FIG. 26 shows a display area in which a band-like black figure that is long in the top-bottom direction in FIG. 26 (hereinafter referred to as “black vertical band”) is displayed against a white background on the conventional MVA liquid crystal display device of FIG. 25. In a display area 134, pixel A that is part of the background displays white, and pixel B in the black vertical band displays black. Although pixel C that is located under the black vertical band in FIG. 26 displays white, it is darker than pixel A. Pixel C becomes more darker than pixel A as the black vertical band becomes longer in the vertical direction in FIG. 26. As described above, the conventional MVA liquid crystal display device of FIG. 25 has the problem that when a black vertical band is displayed against a white background, a region displaying white under the black vertical band is displayed darker than the other region displaying white.
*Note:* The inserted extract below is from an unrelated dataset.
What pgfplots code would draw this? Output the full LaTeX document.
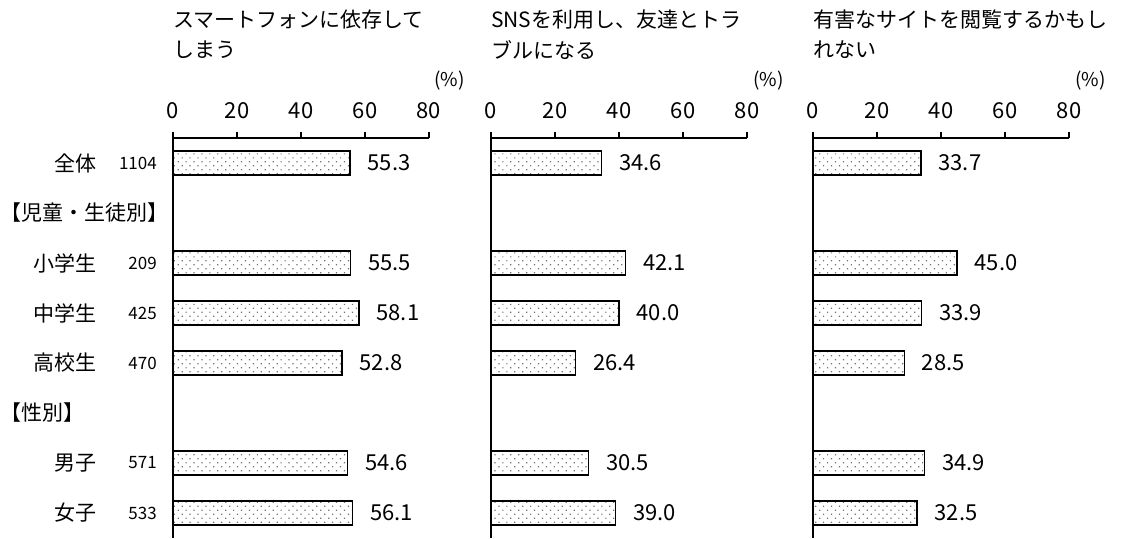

Similarly, FIG. 27 shows a display area in which a band-like white figure that is long in the top-bottom direction in FIG. 26 (hereinafter referred to as “white vertical band”) is displayed against a black background on the conventional MVA liquid crystal display device of FIG. 25. In the display area 134, pixel A that is part of the background displays black, and pixel B in the white vertical band displays white. Although pixel C that is located under the white vertical band in FIG. 26 displays black, it is brighter than pixel A. Pixel C becomes more brighter than pixel A as the white vertical band becomes longer in the vertical direction in FIG. 26. As described above, the conventional MVA liquid crystal display device of FIG. 25 has the problem that when a white vertical band is displayed against a black background, a region displaying black under the white vertical band is displayed brighter than the other region displaying black. In the following, the above-described phenomenon that pixel C and its vicinity become brighter or darker than pixel A and its vicinity will be referred to as “vertical crosstalk.” The vertical crosstalk occurs in such a manner that horizontal electric fields that develop between the drain bus lines 106 and end portions of each pixel electrode 112 where the auxiliary protrusions 132 are not formed influence the alignment of liquid crystal molecules.